# Shift Light Mod



## CYCLONED (Jul 14, 2007)

I had the shift light programed in my gauge cluster. I love it!!! 

Heres a short video from my cell phone

http://www.youtube.com/watch?v=sckgbFBtjZI

It was done by www.gtoshiftlight.com


----------



## PEARL JAM (Sep 6, 2005)

That's sweet! Can you turn it on and off, or is it perminant?


----------



## aintmisbehavinn (Feb 9, 2006)

How much? What did it take to get them to come over or did you have to remove everything and send it off?:rofl:


----------



## CYCLONED (Jul 14, 2007)

PEARL JAM said:


> That's sweet! Can you turn it on and off, or is it perminant?

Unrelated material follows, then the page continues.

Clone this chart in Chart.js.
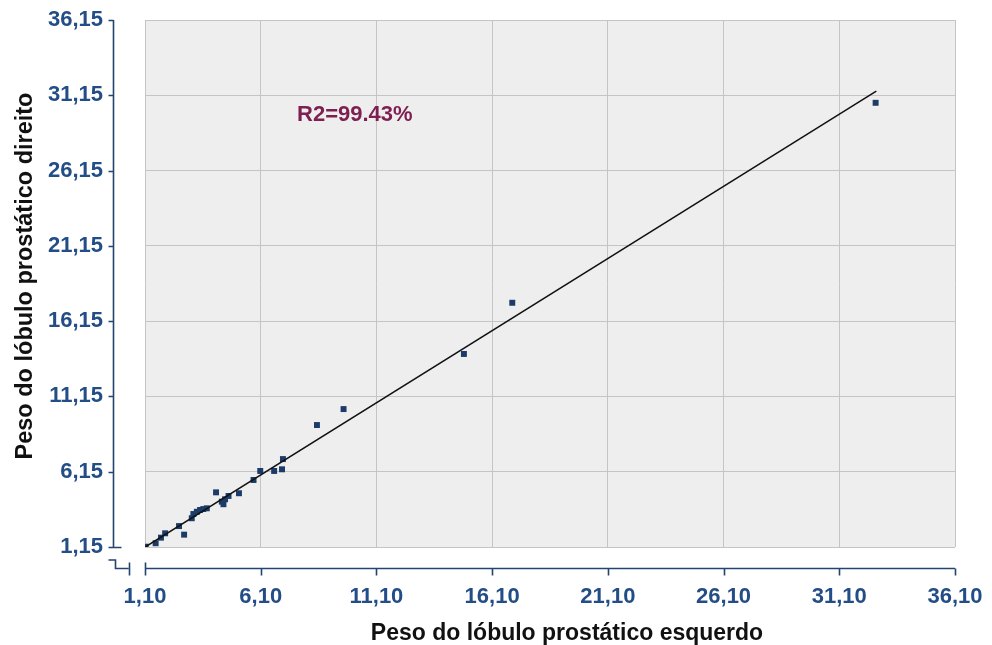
<!DOCTYPE html>
<html>
<head>
<meta charset="utf-8">
<script src="https://cdn.jsdelivr.net/npm/chart.js@4/dist/chart.umd.min.js"></script>
<style>
  html, body { margin: 0; padding: 0; background: #ffffff; }
  #wrap { width: 992px; height: 645px; position: relative; }
</style>
</head>
<body>
<div id="wrap"><canvas id="chart" width="992" height="645"></canvas></div>
<script>
// Prostate lobe weights: left lobe (x) against right lobe (y)
const leftLobe  = [1.13, 1.56, 1.79, 1.97, 2.57, 2.79, 3.12, 3.19, 3.34, 3.48, 3.62, 3.77,
                   4.17, 4.42, 4.49, 4.56, 4.71, 5.16, 5.79, 6.08, 6.68, 7.02, 7.06,
                   8.53, 9.68, 14.88, 16.97, 32.67];
const rightLobe = [1.17, 1.40, 1.77, 2.06, 2.54, 1.97, 3.06, 3.34, 3.49, 3.61, 3.67, 3.72,
                   4.78, 4.16, 3.99, 4.32, 4.54, 4.72, 5.60, 6.20, 6.20, 6.31, 6.99,
                   9.25, 10.31, 13.97, 17.37, 30.65];

// Fitted trend line, end points
const trendX = [1.13, 32.70];
const trendY = [1.17, 31.43];

// Axis ticks
const xTicks = [1.10, 6.10, 11.10, 16.10, 21.10, 26.10, 31.10, 36.10];
const yTicks = [1.15, 6.15, 11.15, 16.15, 21.15, 26.15, 31.15, 36.15];
const xTickLabels = ['1,10', '6,10', '11,10', '16,10', '21,10', '26,10', '31,10', '36,10'];
const yTickLabels = ['1,15', '6,15', '11,15', '16,15', '21,15', '26,15', '31,15', '36,15'];

const xTitle = 'Peso do lóbulo prostático esquerdo';
const yTitle = 'Peso do lóbulo prostático direito';
const fitLabel = 'R2=99.43%';
const fitLabelAt = [7.67, 29.85];

const FONT = '"Liberation Sans", Arial, sans-serif';
const AXIS_BLUE = '#24446f';
const TICK_BLUE = '#234d86';

const points = leftLobe.map((x, i) => ({ x: x, y: rightLobe[i] }));
const trend = trendX.map((x, i) => ({ x: x, y: trendY[i] }));

// Grey plot background, detached axes with break marks, titles and the fit label
const decor = {
  id: 'decor',
  beforeDraw(chart) {
    const { ctx, chartArea: a } = chart;
    ctx.save();
    ctx.fillStyle = '#eeeeee';
    ctx.fillRect(a.left, a.top, a.right - a.left, a.bottom - a.top);
    ctx.restore();
  },
  afterDraw(chart) {
    const { ctx, chartArea: a, scales } = chart;
    const xs = scales.x, ys = scales.y;
    ctx.save();
    ctx.strokeStyle = AXIS_BLUE;
    ctx.lineWidth = 1.6;
    ctx.lineCap = 'butt';

    // vertical axis, offset to the left of the plot
    const ax = Math.round(a.left - 32) + 0.5;
    ctx.beginPath();
    ctx.moveTo(ax, a.top);
    ctx.lineTo(ax, a.bottom);
    yTicks.forEach((v, i) => {
      const py = Math.round(ys.getPixelForValue(v)) + 0.5;
      ctx.moveTo(ax - 5, py);
      ctx.lineTo(i === 0 ? ax + 8 : ax, py);
    });
    ctx.stroke();

    // horizontal axis, offset below the plot
    const ay = Math.round(a.bottom + 21) + 0.5;
    ctx.beginPath();
    ctx.moveTo(a.left, ay);
    ctx.lineTo(a.right, ay);
    xTicks.forEach((v, i) => {
      const px = Math.round(xs.getPixelForValue(v)) + 0.5;
      ctx.moveTo(px, i === 0 ? ay - 6 : ay);
      ctx.lineTo(px, ay + 7);
    });
    ctx.stroke();

    // axis break marks at the origin corner
    ctx.beginPath();
    ctx.moveTo(ax - 5, a.bottom + 13);
    ctx.lineTo(ax + 2, a.bottom + 13);
    ctx.lineTo(ax + 2, ay);
    ctx.lineTo(ax + 15, ay);
    ctx.moveTo(ax + 16, ay - 6);
    ctx.lineTo(ax + 16, ay + 7);
    ctx.stroke();

    // axis titles
    ctx.fillStyle = '#111111';
    ctx.font = 'bold 23px ' + FONT;
    ctx.textAlign = 'center';
    ctx.textBaseline = 'alphabetic';
    ctx.fillText(xTitle, 567, 640);
    ctx.save();
    ctx.translate(32, 276);
    ctx.rotate(-Math.PI / 2);
    ctx.font = 'bold 23.5px ' + FONT;
    ctx.fillText(yTitle, 0, 0);
    ctx.restore();

    // coefficient of determination
    ctx.fillStyle = '#7d1f50';
    ctx.font = 'bold 22px ' + FONT;
    ctx.textAlign = 'left';
    ctx.textBaseline = 'middle';
    ctx.fillText(fitLabel, xs.getPixelForValue(fitLabelAt[0]), ys.getPixelForValue(fitLabelAt[1]));
    ctx.restore();
  }
};

new Chart(document.getElementById('chart'), {
  type: 'scatter',
  data: {
    datasets: [
      {
        label: 'Peso',
        data: points,
        pointStyle: 'rect',
        pointRadius: 4.2,
        pointBackgroundColor: '#1b3b68',
        pointBorderWidth: 0,
        order: 2
      },
      {
        label: 'Tendência',
        type: 'line',
        data: trend,
        borderColor: '#111111',
        borderWidth: 1.5,
        pointRadius: 0,
        fill: false,
        order: 1
      }
    ]
  },
  options: {
    responsive: false,
    animation: false,
    devicePixelRatio: 1,
    layout: { padding: { left: 0, right: 37, top: 20, bottom: 0 } },
    plugins: { legend: { display: false }, tooltip: { enabled: false } },
    scales: {
      x: {
        type: 'linear',
        min: 1.10,
        max: 36.10,
        afterBuildTicks(scale) { scale.ticks = xTicks.map(v => ({ value: v })); },
        afterFit(scale) {
          scale.height = 98;
          scale.paddingLeft = 0;
          scale.paddingRight = 0;
        },
        ticks: {
          callback: (v, i) => xTickLabels[i],
          color: TICK_BLUE,
          font: { family: FONT, size: 22, weight: 'bold' },
          padding: 37,
          maxRotation: 0,
          autoSkip: false
        },
        grid: { color: '#c4c4c4', lineWidth: 1, drawTicks: false },
        border: { display: false }
      },
      y: {
        type: 'linear',
        min: 1.15,
        max: 36.15,
        afterBuildTicks(scale) { scale.ticks = yTicks.map(v => ({ value: v })); },
        afterFit(scale) {
          scale.width = 145;
          scale.paddingTop = 0;
          scale.paddingBottom = 0;
        },
        ticks: {
          callback: (v, i) => yTickLabels[i],
          color: TICK_BLUE,
          font: { family: FONT, size: 22, weight: 'bold' },
          padding: 42,
          autoSkip: false
        },
        grid: { color: '#c4c4c4', lineWidth: 1, drawTicks: false },
        border: { display: false }
      }
    }
  },
  plugins: [decor]
});
</script>
</body>
</html>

Its permanent, but it could be sent back to be turned off.


----------



## CYCLONED (Jul 14, 2007)

aintmisbehavinn said:


> How much? What did it take to get them to come over or did you have to remove everything and send it off?:rofl:


It was $120. I had to take it out and send it in. It was pretty easy... only took like two minutes. The worst part was waiting for him to send it back to me! He offered other options two. Check out the website because theres too many to list. I know that he will come to you if you have a bunch of people that he can do at one location.


----------